GM (Genetically Modified) Foods
“Jack! Did you see that potato move?! He’s a GM, that one, he’s sprouted eyes and I bet he’ll grow legs next! He’s gonna round up his buddies and take over the farm!”
That opening is ridiculous because farmers are a wise group of people and genetic modification of crops will not result in potato mutagenesis as described above. Attack of the Killer Tomatoes was, and will be, fiction.
With Halloween approaching and food policy on the minds of mayoral and national governments, I thought it a fine time to take a look at Frankenfoods – or genetic engineering of the fruits, vegetables, fish and meat we put in our bodies for sustenance.
Is any other industry so terrifying, causing such alarm among mothers, farmers and politicians? Genetically modified foods first hit the market in 1994, (Remember the Flavr Savr tomato from Calgene?), long before labelling actually informed us of what we were or were not consuming. In the early 2000s there was quite an uproar over the Frankenfoods, the harm, the danger they could cause. The media on a frenzy capturing shots of protesters destroying fields of GM crops. After a bit of a lull, it seems the rhetoric and debate on GM crops and foodstuffs has risen again. Mainly, over labelling of GMO food products in California and a more recent transgenic grain scare in Europe.
I wrote many a research paper in college on the topic of GM crops and foods. One of my favourites was titled The Continuing Saga of the Genetically Modified Plant. During college, I also worked at the Donald Danforth Plant Science Center, inserting drought-resistant genes into cassava plants to monitor the geminivirus. Being the forward thinker and planner I am, I was concerned about biosafety and further looked into the protocols that were (or were not) in place regarding the policies of introducing transgenic plants to developing countries. It seems we have come quite a long way. I say that because of this graphic from The Guardian of where the most GM crops were grown in 2011. No shocker the United States is out front with 69 million hectares. But take a look at the next few countries in line with the highest yields: #2 Brazil, #3 Argentina, #4 India, #5 Canada, #6 China. About 2/3 of that growth in GM crops occurred in developing nations. Kind of makes your mind wander down a lane of speculation, doesn’t it? Even the European Union has some small GM crop yields; the EU playing host to where many a protest took place in the early GM battle days.

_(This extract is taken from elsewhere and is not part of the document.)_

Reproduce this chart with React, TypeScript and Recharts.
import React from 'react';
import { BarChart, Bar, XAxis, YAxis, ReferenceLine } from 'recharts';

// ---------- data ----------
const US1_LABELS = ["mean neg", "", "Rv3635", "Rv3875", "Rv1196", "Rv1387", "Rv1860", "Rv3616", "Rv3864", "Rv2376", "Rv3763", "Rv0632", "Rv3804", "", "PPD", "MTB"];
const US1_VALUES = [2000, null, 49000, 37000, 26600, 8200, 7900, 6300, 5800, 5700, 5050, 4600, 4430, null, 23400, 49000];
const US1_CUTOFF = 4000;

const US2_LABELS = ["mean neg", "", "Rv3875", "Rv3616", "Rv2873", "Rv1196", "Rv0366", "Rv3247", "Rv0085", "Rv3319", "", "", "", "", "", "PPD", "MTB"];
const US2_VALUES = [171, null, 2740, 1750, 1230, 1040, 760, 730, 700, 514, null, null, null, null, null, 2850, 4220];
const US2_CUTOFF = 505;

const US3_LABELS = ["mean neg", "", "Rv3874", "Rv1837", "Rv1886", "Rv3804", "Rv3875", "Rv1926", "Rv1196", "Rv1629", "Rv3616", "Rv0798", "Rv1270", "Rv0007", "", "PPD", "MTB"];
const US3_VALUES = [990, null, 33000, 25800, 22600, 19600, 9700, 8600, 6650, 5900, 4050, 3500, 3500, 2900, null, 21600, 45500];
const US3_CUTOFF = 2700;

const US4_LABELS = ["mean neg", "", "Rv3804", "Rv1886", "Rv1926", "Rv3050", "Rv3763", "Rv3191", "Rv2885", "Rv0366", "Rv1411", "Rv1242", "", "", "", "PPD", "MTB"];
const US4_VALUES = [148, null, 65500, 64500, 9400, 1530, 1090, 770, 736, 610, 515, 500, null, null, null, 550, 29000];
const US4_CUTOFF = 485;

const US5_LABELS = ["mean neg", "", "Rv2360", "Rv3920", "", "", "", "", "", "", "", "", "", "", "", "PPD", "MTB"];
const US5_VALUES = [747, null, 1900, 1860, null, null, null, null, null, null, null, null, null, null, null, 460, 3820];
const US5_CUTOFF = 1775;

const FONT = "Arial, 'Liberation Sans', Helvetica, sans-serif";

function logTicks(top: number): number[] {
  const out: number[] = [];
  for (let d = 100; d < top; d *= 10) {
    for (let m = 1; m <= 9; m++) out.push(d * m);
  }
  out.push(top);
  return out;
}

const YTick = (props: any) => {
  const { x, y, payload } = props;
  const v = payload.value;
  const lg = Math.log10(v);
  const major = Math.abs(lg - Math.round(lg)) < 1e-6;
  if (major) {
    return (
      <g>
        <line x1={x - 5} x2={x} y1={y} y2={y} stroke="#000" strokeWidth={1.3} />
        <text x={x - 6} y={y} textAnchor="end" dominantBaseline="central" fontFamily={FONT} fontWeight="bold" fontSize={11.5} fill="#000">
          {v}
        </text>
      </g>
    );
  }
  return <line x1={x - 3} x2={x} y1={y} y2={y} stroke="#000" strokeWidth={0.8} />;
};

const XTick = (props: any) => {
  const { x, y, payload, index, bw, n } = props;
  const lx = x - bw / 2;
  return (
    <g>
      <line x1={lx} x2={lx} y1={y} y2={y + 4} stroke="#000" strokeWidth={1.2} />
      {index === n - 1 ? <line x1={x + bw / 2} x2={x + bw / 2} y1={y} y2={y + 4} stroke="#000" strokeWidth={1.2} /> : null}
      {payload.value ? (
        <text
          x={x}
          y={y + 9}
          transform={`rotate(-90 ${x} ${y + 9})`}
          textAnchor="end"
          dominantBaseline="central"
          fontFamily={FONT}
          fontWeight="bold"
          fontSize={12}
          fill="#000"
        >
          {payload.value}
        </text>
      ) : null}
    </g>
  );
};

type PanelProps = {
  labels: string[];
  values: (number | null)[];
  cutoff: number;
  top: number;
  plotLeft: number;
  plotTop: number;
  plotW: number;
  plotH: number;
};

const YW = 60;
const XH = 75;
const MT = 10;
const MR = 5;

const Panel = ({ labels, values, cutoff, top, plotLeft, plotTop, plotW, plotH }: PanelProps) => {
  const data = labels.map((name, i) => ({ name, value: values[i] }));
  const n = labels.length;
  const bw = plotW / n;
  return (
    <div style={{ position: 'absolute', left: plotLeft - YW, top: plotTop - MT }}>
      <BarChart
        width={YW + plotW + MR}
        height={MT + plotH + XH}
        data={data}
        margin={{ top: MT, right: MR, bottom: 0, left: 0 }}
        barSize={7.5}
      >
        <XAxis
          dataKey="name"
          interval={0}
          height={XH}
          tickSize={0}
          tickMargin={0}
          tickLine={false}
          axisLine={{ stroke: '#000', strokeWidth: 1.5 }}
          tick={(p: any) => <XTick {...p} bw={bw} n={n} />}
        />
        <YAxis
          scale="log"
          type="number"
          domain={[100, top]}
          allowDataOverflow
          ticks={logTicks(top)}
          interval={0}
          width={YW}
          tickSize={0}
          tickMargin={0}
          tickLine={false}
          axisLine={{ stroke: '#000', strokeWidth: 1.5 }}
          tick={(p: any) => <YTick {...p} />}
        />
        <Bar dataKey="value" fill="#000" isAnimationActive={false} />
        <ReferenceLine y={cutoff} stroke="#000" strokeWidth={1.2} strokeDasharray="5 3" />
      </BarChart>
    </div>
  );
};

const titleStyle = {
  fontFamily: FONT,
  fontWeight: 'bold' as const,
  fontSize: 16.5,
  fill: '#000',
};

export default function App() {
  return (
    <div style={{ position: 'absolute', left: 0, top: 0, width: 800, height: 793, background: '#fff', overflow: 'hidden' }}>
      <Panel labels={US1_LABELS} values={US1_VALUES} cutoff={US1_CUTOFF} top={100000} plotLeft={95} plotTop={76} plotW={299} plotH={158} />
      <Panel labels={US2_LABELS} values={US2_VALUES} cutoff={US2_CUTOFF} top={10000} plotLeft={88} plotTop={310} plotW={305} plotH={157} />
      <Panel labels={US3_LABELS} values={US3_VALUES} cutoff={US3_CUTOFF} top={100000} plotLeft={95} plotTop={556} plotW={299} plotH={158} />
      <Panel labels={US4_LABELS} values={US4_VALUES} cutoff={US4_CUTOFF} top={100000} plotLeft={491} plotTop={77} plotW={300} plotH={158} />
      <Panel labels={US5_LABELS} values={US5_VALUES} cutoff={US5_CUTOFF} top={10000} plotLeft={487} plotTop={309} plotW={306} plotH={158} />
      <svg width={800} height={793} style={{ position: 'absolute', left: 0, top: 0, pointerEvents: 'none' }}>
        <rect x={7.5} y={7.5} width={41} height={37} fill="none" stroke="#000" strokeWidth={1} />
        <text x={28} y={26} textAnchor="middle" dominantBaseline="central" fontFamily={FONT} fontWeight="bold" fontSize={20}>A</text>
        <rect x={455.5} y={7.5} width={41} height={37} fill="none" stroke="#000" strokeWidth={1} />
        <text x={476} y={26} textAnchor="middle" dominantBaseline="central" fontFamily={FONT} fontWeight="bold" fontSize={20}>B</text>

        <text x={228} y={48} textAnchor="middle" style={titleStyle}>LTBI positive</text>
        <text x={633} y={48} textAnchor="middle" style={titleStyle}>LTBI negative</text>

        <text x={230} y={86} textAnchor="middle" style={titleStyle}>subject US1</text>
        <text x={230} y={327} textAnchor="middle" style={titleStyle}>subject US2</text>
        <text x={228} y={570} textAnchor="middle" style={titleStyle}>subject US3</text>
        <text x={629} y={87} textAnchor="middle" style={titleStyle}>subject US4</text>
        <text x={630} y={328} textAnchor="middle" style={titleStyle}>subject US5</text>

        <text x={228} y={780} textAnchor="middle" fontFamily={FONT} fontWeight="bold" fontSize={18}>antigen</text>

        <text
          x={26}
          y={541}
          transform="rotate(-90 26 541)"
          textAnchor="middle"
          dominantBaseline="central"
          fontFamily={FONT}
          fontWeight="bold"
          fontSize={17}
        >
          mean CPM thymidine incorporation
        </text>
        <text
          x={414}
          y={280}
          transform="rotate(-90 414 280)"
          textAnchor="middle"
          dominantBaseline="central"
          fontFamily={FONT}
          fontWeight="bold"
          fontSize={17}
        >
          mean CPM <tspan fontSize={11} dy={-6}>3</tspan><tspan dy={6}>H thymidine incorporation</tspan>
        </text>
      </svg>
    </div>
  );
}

When we talk about GM food policy, we really have to keep in mind the bigger topic of food production in general. And this discussion includes many variables – population, hunger, nutrition, environment. And I think population is perhaps the biggest obstacle we face. Think about it: we’re at something like 6.97 billion people right now, and projected to reach 9 billion by 2050. We’re looking at something like a 70% increase in food demand during this time. According to the World Bank, we have 1 billion already around the globe that do not have enough to eat. And we have seemingly insurmountable environmental challenges looming over our heads. Given these stressors, and those of viruses, diseases, herbicides and insects, I do not believe that farming (large scale production) is possible without genetic engineering.
GM in Your World
GM crops are transformed into all sorts of food that we consume; processed food being the biggest culprit – candy, bread, potato chips. Soybeans in particular can be found in just about every food under the sun. Most of the vegetable oil used in the U.S. is produced from GM crops. Bet most folks are not aware of that. There is none, or next to none, of the protein or DNA remaining in the vegetable oil from the orignal GM crop; it is removed during the refining process. In the case of sugar beets that are glyphosate-resistant (herbicide-tolerant), same thing. The sugar is highly refined, containing no protein or DNA; it’s just sucrose. At some point, chemistry takes over. GM could be looked at as a means to an end – to produce the vast amount of food that will be necessary.
We have the science, but we need to do a better job with the education and communication, in helping the public understand the food industry. And that means having our policy house in order as well. The issue of genetic modification will be continue to be debated and I can certainly see it becoming bigger as we face environmental factors unknown to us at present. It will also play a role as nations create, draft and modify plans for food security and biosecurity.
For now, I leave you with this: to date, there’s no scientific evidence for health or environmental risks from GM crops. Think about what your world may have been like today if scientists hadn’t spent hours in the lab perfecting genetic engineering.